Dans la jungle, terrible jungle…

D’après son réalisateur David Yates, ce Tarzan est un projet muri depuis dix ans, alors même que le cinéaste faisait consciencieusement ses classes en dirigeant les quatre derniers Harry Potter. On attendait par conséquent de cette aventure inédite de Lord Greystoke un véritable point de vue et une maîtrise technique typique des grosses productions menées par des artisans ayant montré leurs capacités à opérer sur de grosses machines Hollywoodiennes.

Malheureusement, ce film donne l’impression de naviguer à vue, ce qui est un chouia risqué en pleine jungle. Comme si le projet avait muté au cours de sa création, ou que le studio s’était progressivement désintéressé du produit. Si le personnage nous est un temps présenté comme un homme perdu, puissant, quoique ancré dans une tradition de cinéma classique (la caméra s’attarde sur son visage couturé de cicatrices, l’image montre ses mains énormes, et le traite clairement comme un prédateur), le film ne sait rapidement plus quoi faire du protagoniste.

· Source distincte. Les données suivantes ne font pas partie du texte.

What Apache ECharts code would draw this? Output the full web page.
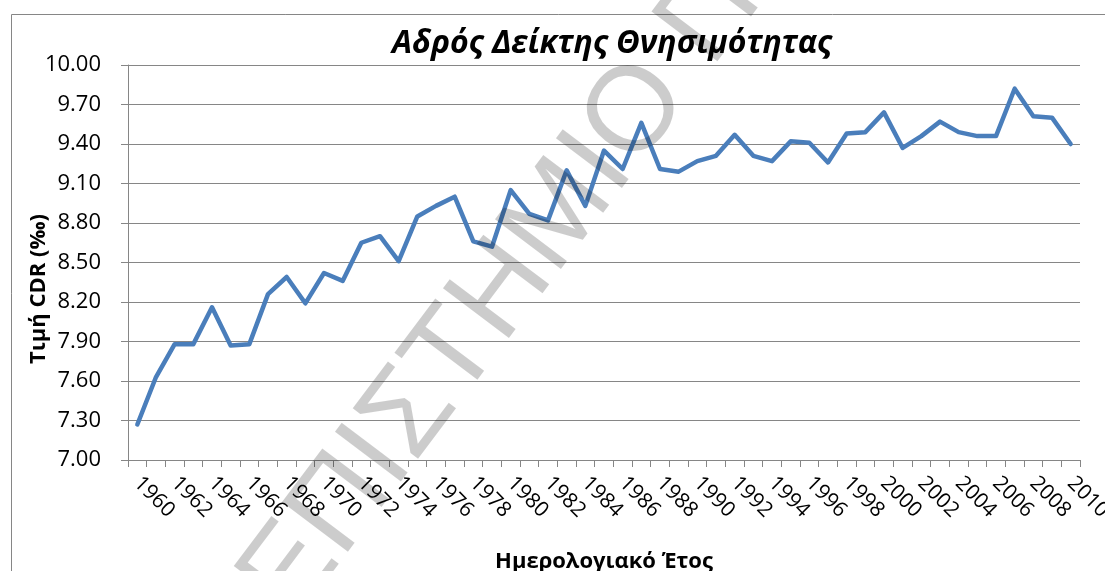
<!DOCTYPE html>
<html>
<head>
<meta charset="utf-8">
<script src="https://cdn.jsdelivr.net/npm/echarts@6/dist/echarts.min.js"></script>
<style>
html,body{margin:0;padding:0;background:#fff;}
#chart{width:1105px;height:571px;}
</style>
</head>
<body>
<div id="chart"></div>
<script>
const titleText = 'Αδρός Δείκτης Θνησιμότητας';
const xAxisTitle = 'Ημερολογιακό Έτος';
const yAxisTitle = 'Τιμή CDR (‰)';
const watermarkText = 'ΠΑΝΕΠΙΣΤΗΜΙΟ ΠΕΙΡΑΙΩΣ';
const years = ['1960','1961','1962','1963','1964','1965','1966','1967','1968','1969',
  '1970','1971','1972','1973','1974','1975','1976','1977','1978','1979',
  '1980','1981','1982','1983','1984','1985','1986','1987','1988','1989',
  '1990','1991','1992','1993','1994','1995','1996','1997','1998','1999',
  '2000','2001','2002','2003','2004','2005','2006','2007','2008','2009','2010'];
const cdr = [7.27,7.63,7.88,7.88,8.16,7.87,7.88,8.26,8.39,8.19,
  8.42,8.36,8.65,8.70,8.51,8.85,8.93,9.00,8.66,8.62,
  9.05,8.87,8.82,9.20,8.93,9.35,9.21,9.56,9.21,9.19,
  9.27,9.31,9.47,9.31,9.27,9.42,9.41,9.26,9.48,9.49,
  9.64,9.37,9.46,9.57,9.49,9.46,9.46,9.82,9.61,9.60,9.40];
const yMin = 7.0, yMax = 10.0, yStep = 0.3;

const FONT = 'Open Sans';
const gridColor = '#868686';

// watermark placement: put the centre of the "Ο" of ΕΠΙΣΤΗΜΙΟ at a chosen point
const wmFontSize = 120;
const wmFont = wmFontSize + 'px "Liberation Sans"';
const ang = 53 * Math.PI / 180;
const mctx = document.createElement('canvas').getContext('2d');
mctx.font = wmFont;
const prefixW = mctx.measureText('ΠΑΝΕΠΙΣΤΗΜΙ').width;
const oW = mctx.measureText('Ο').width;
const along = prefixW + oW / 2;
const ux = Math.cos(ang), uy = -Math.sin(ang);
const oCx = 637, oCy = 113;
const wmX = oCx - along * ux, wmY = oCy - along * uy;

const chart = echarts.init(document.getElementById('chart'), null, {renderer:'canvas'});
chart.setOption({
  animation: false,
  backgroundColor: '#ffffff',
  title: {
    text: titleText,
    left: 607, top: 23, textAlign: 'center',
    textStyle: {fontFamily: FONT, fontSize: 32, fontWeight: 'bold', fontStyle: 'italic', color: '#000'}
  },
  grid: {left: 128, right: 25, top: 65, bottom: 111, containLabel: false, outerBoundsMode: 'none'},
  xAxis: {
    type: 'category',
    data: years,
    boundaryGap: true,
    name: xAxisTitle,
    nameLocation: 'middle',
    nameGap: 91,
    nameMoveOverlap: false,
    nameTextStyle: {fontFamily: FONT, fontSize: 22, fontWeight: 'bold', color: '#000'},
    axisLine: {show: true, lineStyle: {color: gridColor, width: 1}},
    axisTick: {show: true, interval: 0, length: 7, lineStyle: {color: gridColor}},
    axisLabel: {interval: 1, rotate: -45, margin: 20, fontFamily: FONT, fontSize: 21, color: '#000'},
    splitLine: {show: false}
  },
  yAxis: {
    type: 'value',
    min: yMin, max: yMax, interval: yStep,
    name: yAxisTitle,
    nameLocation: 'middle',
    nameGap: 78,
    nameRotate: 90,
    nameMoveOverlap: false,
    nameTextStyle: {fontFamily: FONT, fontSize: 22, fontWeight: 'bold', color: '#000', padding: [0, 53, 0, 0]},
    axisLine: {show: true, lineStyle: {color: gridColor, width: 1}},
    axisTick: {show: true, length: 7, lineStyle: {color: gridColor}},
    axisLabel: {margin: 27, fontFamily: FONT, fontSize: 22, color: '#000', formatter: v => v.toFixed(2)},
    splitLine: {show: true, lineStyle: {color: gridColor, width: 1}}
  },
  series: [{
    type: 'line',
    data: cdr,
    showSymbol: false,
    symbol: 'none',
    lineStyle: {color: '#4a7ebb', width: 4.5, join: 'round', cap: 'round'},
    itemStyle: {color: '#4a7ebb'}
  }],
  graphic: [
    {type: 'rect', silent: true, z: 0, shape: {x: 11.5, y: 14.5, width: 1200, height: 700},
      style: {fill: 'none', stroke: gridColor, lineWidth: 1}},
    {type: 'text', silent: true, z: 100, x: wmX, y: wmY, rotation: ang,
      style: {text: watermarkText, fontFamily: 'Liberation Sans', fontSize: wmFontSize,
        fill: 'rgba(0,0,0,0.2)', textAlign: 'left', textVerticalAlign: 'middle'}}
  ]
});
</script>
</body>
</html>
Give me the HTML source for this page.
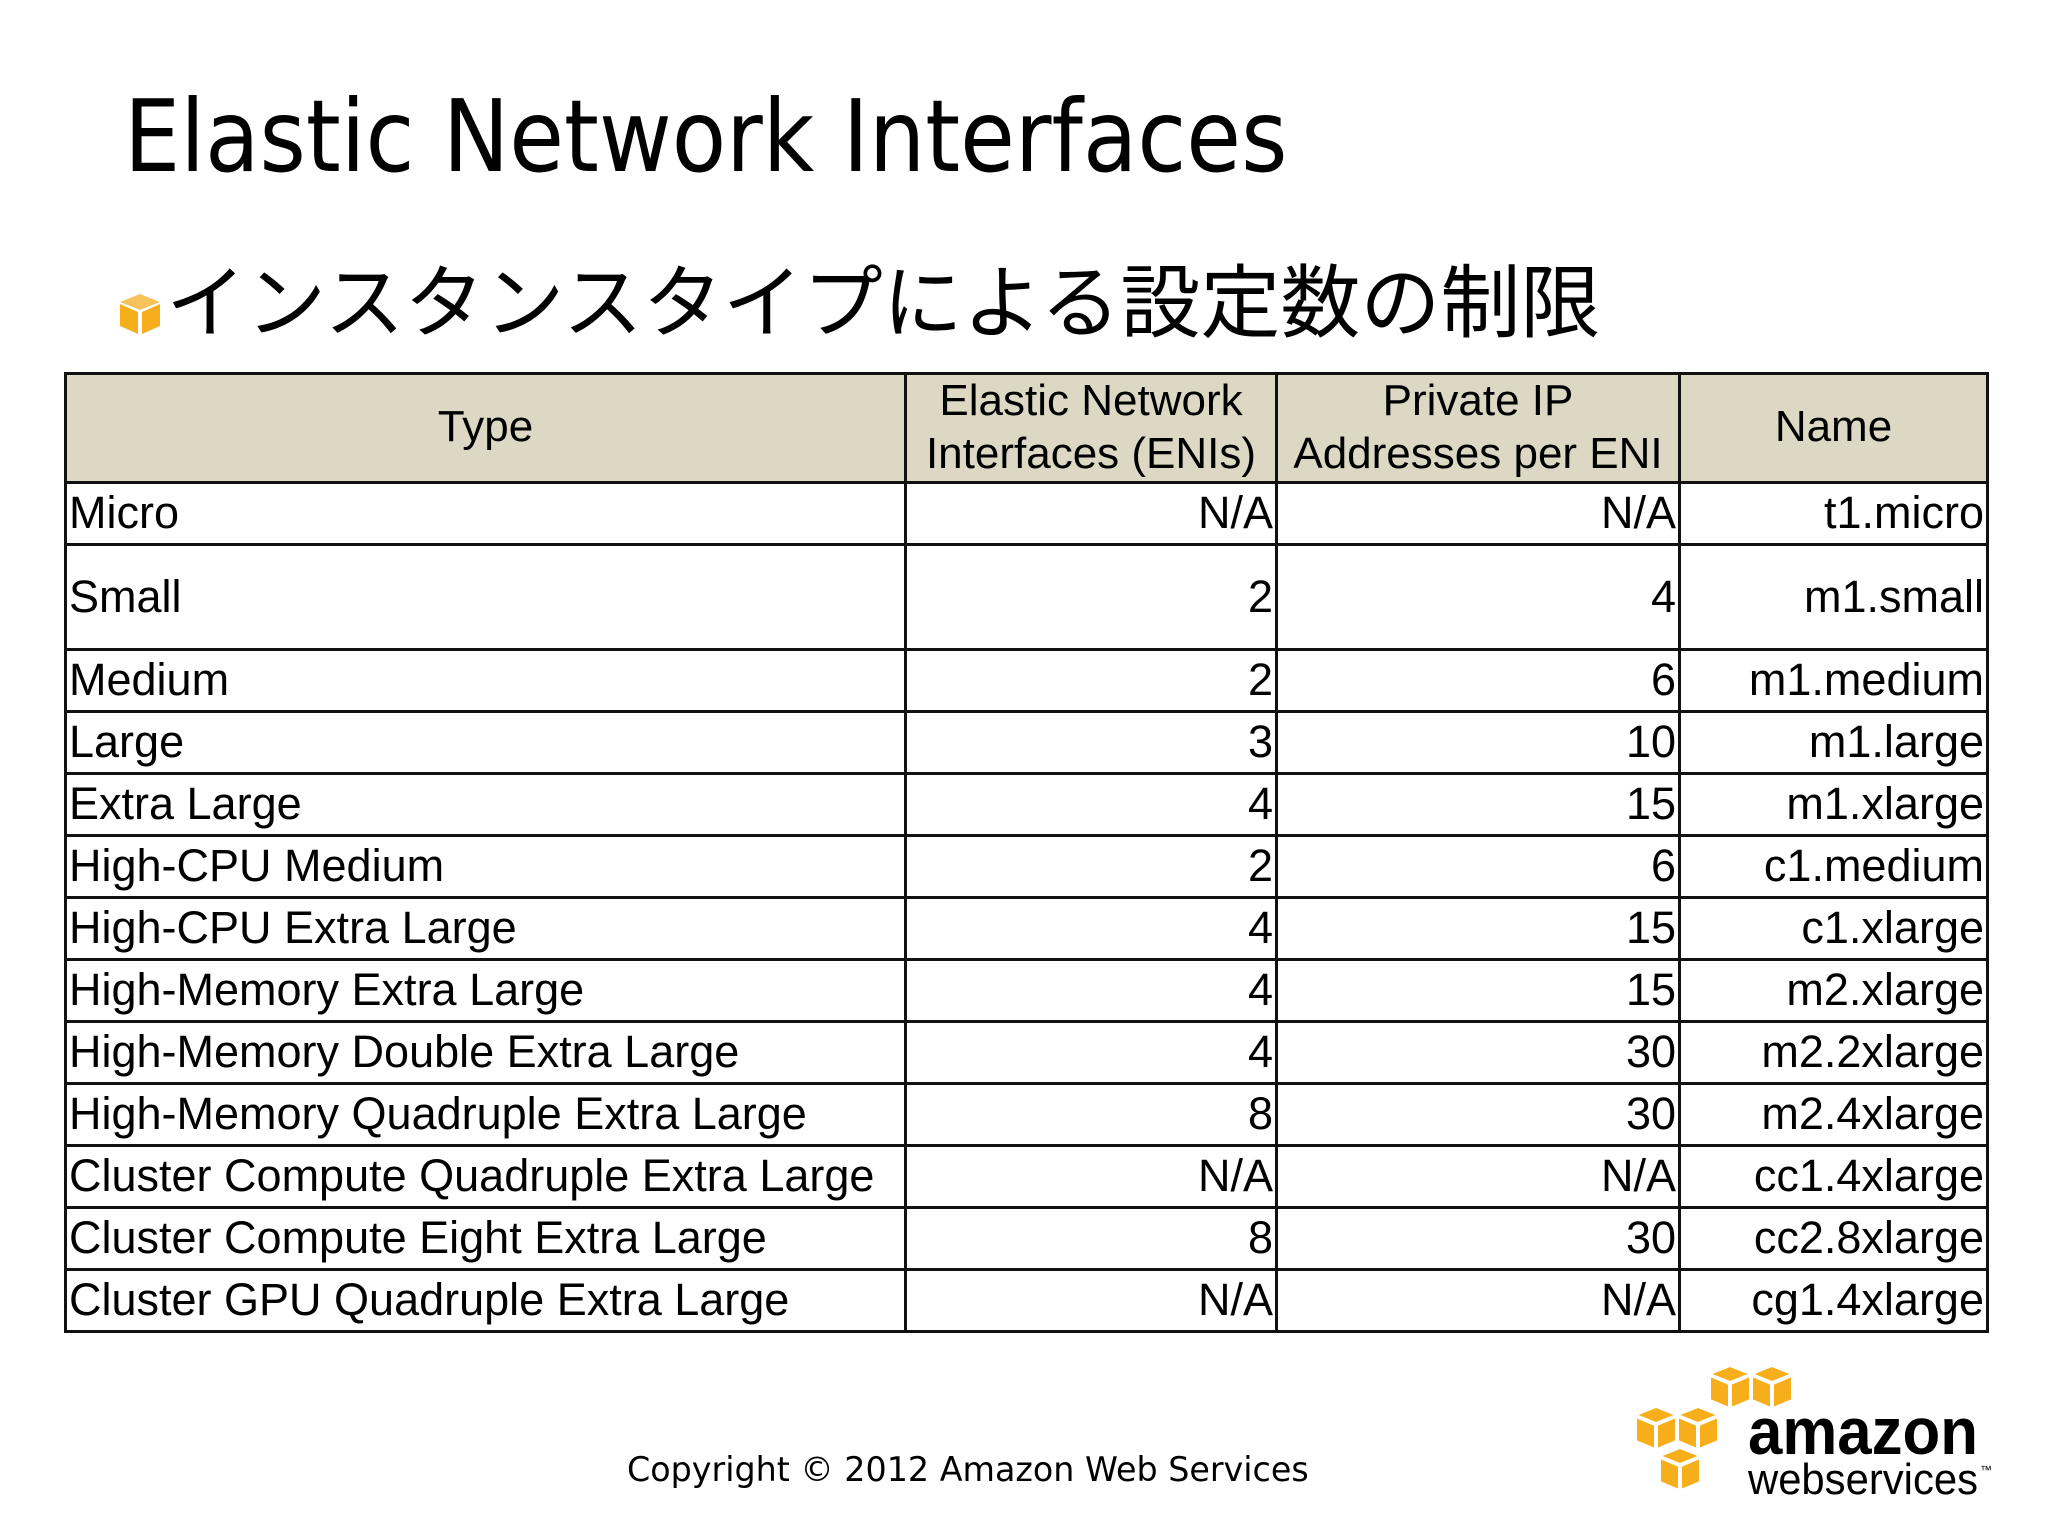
<!DOCTYPE html>
<html><head><meta charset="utf-8">
<style>
html,body{margin:0;padding:0;background:#fff;}
body{width:2048px;height:1536px;position:relative;overflow:hidden;font-family:"Liberation Sans",Arial,sans-serif;}
.title{position:absolute;left:124px;top:78px;font-family:"DejaVu Sans",sans-serif;font-size:100px;color:#000;white-space:nowrap;transform:scaleX(0.89);transform-origin:left top;}
.sub{position:absolute;left:166px;top:260px;font-family:"Liberation Sans","Noto Sans CJK JP",sans-serif;font-size:80px;white-space:nowrap;line-height:1.1;}
.bullet{position:absolute;left:116px;top:290px;}
table{position:absolute;left:64px;top:372px;border-collapse:collapse;font-size:45px;table-layout:fixed;}
td,th{border:3px solid #111;padding:0 2px 0 2px;white-space:nowrap;overflow:hidden;}
th{background:#dcd8c4;font-weight:normal;line-height:1.2;text-align:center;height:105px;font-size:44px;}
td.r{text-align:right;}
td.l{text-align:left;}
.copy{position:absolute;left:627px;top:1450px;font-family:"DejaVu Sans",sans-serif;font-size:34px;white-space:nowrap;transform:scaleX(0.98);transform-origin:left top;}
.logo{position:absolute;left:1636px;top:1362px;}
</style></head><body>
<div class="title">Elastic Network Interfaces</div>
<svg class="bullet" width="48" height="48" viewBox="0 0 48 48">
<polygon points="24,4 44,12 24,20 4,12" fill="#f7c25a"/>
<polygon points="4,14 22,22 22,44 4,36" fill="#f6ae1b"/>
<polygon points="26,22 44,14 44,36 26,44" fill="#f6ae1b"/>
</svg>
<div class="sub">インスタンスタイプによる設定数の制限</div>
<table>
<colgroup><col style="width:840px"><col style="width:371px"><col style="width:403px"><col style="width:308px"></colgroup>
<tr><th>Type</th><th>Elastic Network<br>Interfaces (ENIs)</th><th>Private IP<br>Addresses per ENI</th><th>Name</th></tr>
<tr style="height:62px"><td class="l">Micro</td><td class="r">N/A</td><td class="r">N/A</td><td class="r">t1.micro</td></tr>
<tr style="height:105px"><td class="l">Small</td><td class="r">2</td><td class="r">4</td><td class="r">m1.small</td></tr>
<tr style="height:62px"><td class="l">Medium</td><td class="r">2</td><td class="r">6</td><td class="r">m1.medium</td></tr>
<tr style="height:62px"><td class="l">Large</td><td class="r">3</td><td class="r">10</td><td class="r">m1.large</td></tr>
<tr style="height:62px"><td class="l">Extra Large</td><td class="r">4</td><td class="r">15</td><td class="r">m1.xlarge</td></tr>
<tr style="height:62px"><td class="l">High-CPU Medium</td><td class="r">2</td><td class="r">6</td><td class="r">c1.medium</td></tr>
<tr style="height:62px"><td class="l">High-CPU Extra Large</td><td class="r">4</td><td class="r">15</td><td class="r">c1.xlarge</td></tr>
<tr style="height:62px"><td class="l">High-Memory Extra Large</td><td class="r">4</td><td class="r">15</td><td class="r">m2.xlarge</td></tr>
<tr style="height:62px"><td class="l">High-Memory Double Extra Large</td><td class="r">4</td><td class="r">30</td><td class="r">m2.2xlarge</td></tr>
<tr style="height:62px"><td class="l">High-Memory Quadruple Extra Large</td><td class="r">8</td><td class="r">30</td><td class="r">m2.4xlarge</td></tr>
<tr style="height:62px"><td class="l">Cluster Compute Quadruple Extra Large</td><td class="r">N/A</td><td class="r">N/A</td><td class="r">cc1.4xlarge</td></tr>
<tr style="height:62px"><td class="l">Cluster Compute Eight Extra Large</td><td class="r">8</td><td class="r">30</td><td class="r">cc2.8xlarge</td></tr>
<tr style="height:62px"><td class="l">Cluster GPU Quadruple Extra Large</td><td class="r">N/A</td><td class="r">N/A</td><td class="r">cg1.4xlarge</td></tr>
</table>
<div class="copy">Copyright © 2012 Amazon Web Services</div>
<svg class="logo" width="370" height="140" viewBox="0 0 370 140">
<g fill="#f6ae1b" stroke="#fff" stroke-width="2">
<g transform="translate(74,4)"><polygon points="0,8 20,0 40,8 20,16"/><polygon points="0,10 19,18 19,42 0,34"/><polygon points="21,18 40,10 40,34 21,42"/></g>
<g transform="translate(116,4)"><polygon points="0,8 20,0 40,8 20,16"/><polygon points="0,10 19,18 19,42 0,34"/><polygon points="21,18 40,10 40,34 21,42"/></g>
<g transform="translate(0,45)"><polygon points="0,8 20,0 40,8 20,16"/><polygon points="0,10 19,18 19,42 0,34"/><polygon points="21,18 40,10 40,34 21,42"/></g>
<g transform="translate(42,45)"><polygon points="0,8 20,0 40,8 20,16"/><polygon points="0,10 19,18 19,42 0,34"/><polygon points="21,18 40,10 40,34 21,42"/></g>
<g transform="translate(24,86)"><polygon points="0,8 20,0 40,8 20,16"/><polygon points="0,10 19,18 19,42 0,34"/><polygon points="21,18 40,10 40,34 21,42"/></g>
</g>
<text x="112" y="92" font-family="Liberation Sans, sans-serif" font-weight="bold" font-size="66" textLength="230" lengthAdjust="spacingAndGlyphs">amazon</text>
<text x="112" y="132" font-family="Liberation Sans, sans-serif" font-size="44" textLength="230" lengthAdjust="spacingAndGlyphs">webservices</text>
<text x="344" y="112" font-family="Liberation Sans, sans-serif" font-size="12">™</text>
</svg>
</body></html>
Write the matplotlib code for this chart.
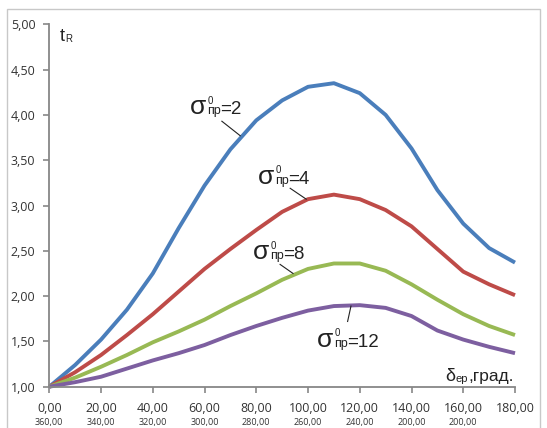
import numpy as np
import matplotlib
matplotlib.use("Agg")
import matplotlib.pyplot as plt
from matplotlib.patches import Rectangle

# angle, degrees
delta = [0, 10, 20, 30, 40, 50, 60, 70, 80, 90, 100, 110, 120, 130, 140, 150, 160, 170, 180]

# t_R for sigma0_pr = 2, 4, 8, 12
t_s2 = [1.00, 1.24, 1.52, 1.85, 2.25, 2.75, 3.22, 3.62, 3.94, 4.16, 4.31, 4.35, 4.24, 4.00, 3.63, 3.17, 2.80, 2.53, 2.37]
t_s4 = [1.00, 1.16, 1.35, 1.57, 1.80, 2.05, 2.30, 2.52, 2.73, 2.93, 3.07, 3.12, 3.07, 2.95, 2.77, 2.52, 2.27, 2.13, 2.01]
t_s8 = [1.00, 1.10, 1.22, 1.35, 1.49, 1.61, 1.74, 1.89, 2.03, 2.18, 2.30, 2.36, 2.36, 2.28, 2.13, 1.96, 1.80, 1.67, 1.57]
t_s12 = [1.00, 1.05, 1.11, 1.20, 1.29, 1.37, 1.46, 1.57, 1.67, 1.76, 1.84, 1.89, 1.90, 1.87, 1.78, 1.62, 1.52, 1.44, 1.37]

xticks = [0, 20, 40, 60, 80, 100, 120, 140, 160, 180]
xlabels = ["0,00", "20,00", "40,00", "60,00", "80,00", "100,00", "120,00", "140,00", "160,00", "180,00"]
xlabels2 = ["360,00", "340,00", "320,00", "300,00", "280,00", "260,00", "240,00", "200,00", "200,00", ""]
yticks = [1.0, 1.5, 2.0, 2.5, 3.0, 3.5, 4.0, 4.5, 5.0]
ylabels = ["1,00", "1,50", "2,00", "2,50", "3,00", "3,50", "4,00", "4,50", "5,00"]

colors = ["#4a7ebb", "#be4b48", "#98b954", "#7d5fa0"]
ink = "#222222"

fig = plt.figure(figsize=(5.47, 4.28), dpi=100)
fig.patches.append(Rectangle((7 / 547, -0.1), 533 / 547, 1.1 - 9 / 428, transform=fig.transFigure,
                             fill=False, edgecolor="#c8c8c8", linewidth=1.0))
ax = fig.add_axes([49.3 / 547, (428 - 386.7) / 428, (515 - 49.3) / 547, (386.7 - 24.3) / 428])

for ys, c in zip([t_s2, t_s4, t_s8, t_s12], colors):
    ax.plot(delta, ys, color=c, linewidth=2.8, solid_capstyle="butt",
            solid_joinstyle="round", clip_on=False)

ax.set_xlim(0, 180)
ax.set_ylim(1, 5)
for s in ["top", "right"]:
    ax.spines[s].set_visible(False)
for s in ["left", "bottom"]:
    ax.spines[s].set_color("#878787")
    ax.spines[s].set_linewidth(1.3)

ax.set_xticks(xticks)
ax.set_xticklabels(xlabels, fontsize=9, family="Open Sans", color="#333333")
ax.set_yticks(yticks)
ax.set_yticklabels(ylabels, fontsize=9, family="Open Sans", color="#333333")
ax.tick_params(axis="x", length=4, width=1.2, color="#878787", pad=7)
ax.tick_params(axis="y", length=4, width=1.2, color="#878787", pad=6)

for x, lab in zip(xticks, xlabels2):
    ax.text(x, -0.099, lab, transform=ax.get_xaxis_transform(), ha="center", va="center",
            fontsize=6.5, family="Open Sans", color="#333333")

# axis captions
ax.annotate("t", (4.0, 4.82), fontsize=13, family="Liberation Sans", color=ink, va="baseline")
ax.annotate("R", (4.0, 4.82), xytext=(4.2, -1), textcoords="offset points",
            fontsize=7, family="Liberation Sans", color=ink, va="baseline")
ax.annotate("δ", (153.0, 1.063), fontsize=13, family="Liberation Sans", color=ink, va="baseline")
ax.annotate("ер", (153.0, 1.063), xytext=(7.6, -1), textcoords="offset points",
            fontsize=8, family="Liberation Sans", color=ink, va="baseline")
ax.annotate(",град.", (153.0, 1.063), xytext=(16.4, 0), textcoords="offset points",
            fontsize=12.5, family="Liberation Sans", color=ink, va="baseline")

# curve labels: (value, sigma left-baseline x, y, leader start, leader end)
labels = [("=2", 54.4, 4.01, (66.7, 3.93), (73.8, 3.77)),
          ("=4", 80.8, 3.24, (93.1, 3.19), (99.3, 3.07)),
          ("=8", 78.8, 2.41, (89.2, 2.35), (94.2, 2.25)),
          ("=12", 103.6, 1.44, (115.3, 1.72), (116.6, 1.89))]
for val, tx, ty, p0, p1 in labels:
    ax.annotate("σ", (tx, ty), fontsize=19, family="Liberation Sans", color=ink, va="baseline")
    ax.annotate("0", (tx, ty), xytext=(12.4, 7.5), textcoords="offset points",
                fontsize=7, family="Liberation Sans", color=ink, va="baseline")
    ax.annotate("пр", (tx, ty), xytext=(12.0, 0), textcoords="offset points",
                fontsize=9, family="Liberation Sans", color=ink, va="baseline")
    ax.annotate(val, (tx, ty), xytext=(21.6, 0), textcoords="offset points",
                fontsize=13.5, family="Liberation Sans", color=ink, va="baseline")
    ax.plot([p0[0], p1[0]], [p0[1], p1[1]], color=ink, linewidth=0.8)

fig.savefig("out.png", dpi=100)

Alexander SkarsgårdÇa en fait des abdos

TARZOUNE BEGINS

C’est que ce Tarzan aimerait se frotter aux super héros à la mode, mais ne parvient jamais à transformer le cœur de son intrigue, ou le fait avec une bêtise confondante. Englué dans des effets spéciaux manquant clairement de finition, Alexander Skarsgård se débat comme il peut avec un script faiblard, quand il ne pulvérise pas le sérieux de l’entreprise en singeant n’importe comment l’accent anglais.

Peu aidé par un Christoph Waltz qui joue avec la conviction d’un Patrick Balkany en plein conseil municipal, le personnage manque clairement de chair, voire de charisme. Que ceux qui priaient pour se retrouver face à un divertissement pulp, à l’écoute de l’héritage formidable du héros et de sa mythologie se fassent une raison, si le film assume son premier degré, il ne sait pas quoi en faire.

On le sent à la construction très artificielle du récit, qui enchaîne trop mécaniquement les vignettes à base de menace ou de confrontations animales, comme si le spectateur allait défaillir à la simple vision d’un hippopotame énervé. En témoigne un climax à la limite de l’absurde, dont l’élément de résolution est… une mitrailleuse lourde. Soit un contresens – le dernier d’une longue série – qui témoigne de l’incompréhension totale d’une mythologie pourtant simple, dont la dimension épique ne demande qu’à être embrassée.

Photo Djimon Hounsou… l’homme-puma, c’est toi ?

MOI TARZAN, TOI SUPER JANE

Malgré son scénario neuneu, ses effets spéciaux dignes d’un fond d’écran windows et sa réalisation impersonnelle, tout n’est pas à jeter dans Tarzan. Ainsi, la direction artistique impressionne souvent (les six semaines de tournage au Gabon se font clairement sentir) et le travail des décors se révèle aussi appréciable que spectaculaire. De même, on se surprend souvent à prier pour que le récit oublie le benêt sous stéroïdes joué par Alexander Skarsgård et se focalise sur Jane.

Photo Alexander Skarsgård, Margot RobbieMargot Robbie, super-Jane

Margot Robbie, qui lui confère une véritable énergie, ainsi qu’une énergie indiscutable, délivre sans doute la meilleure interprétation de cette femme, déjouant tous les stéréotypes. La partie du récit qui se focalise sur elle est la plus enlevée, la moins prévisible et la plus plaisante. On remerciera d’ailleurs ce Tarzan de prendre soin de son montage, et de veiller à ne pas ennuyer son spectateur, en adoptant un rythme extrêmement rapide, propice à l’idée d’aventure qu’il promeut.

Incomplet, ce Tarzan pensé comme la suite d’un film que nous ne verrons pas ne convainc jamais totalement. Et si certains de ses ingrédients parviennent à séduire, ils évoquent hélas un projet dont les versions se seraient accumulées, auteurs et intervenants, aboutissant à un ensemble incohérent, aussi plein de bonnes intentions qu’incapable de les atteindre.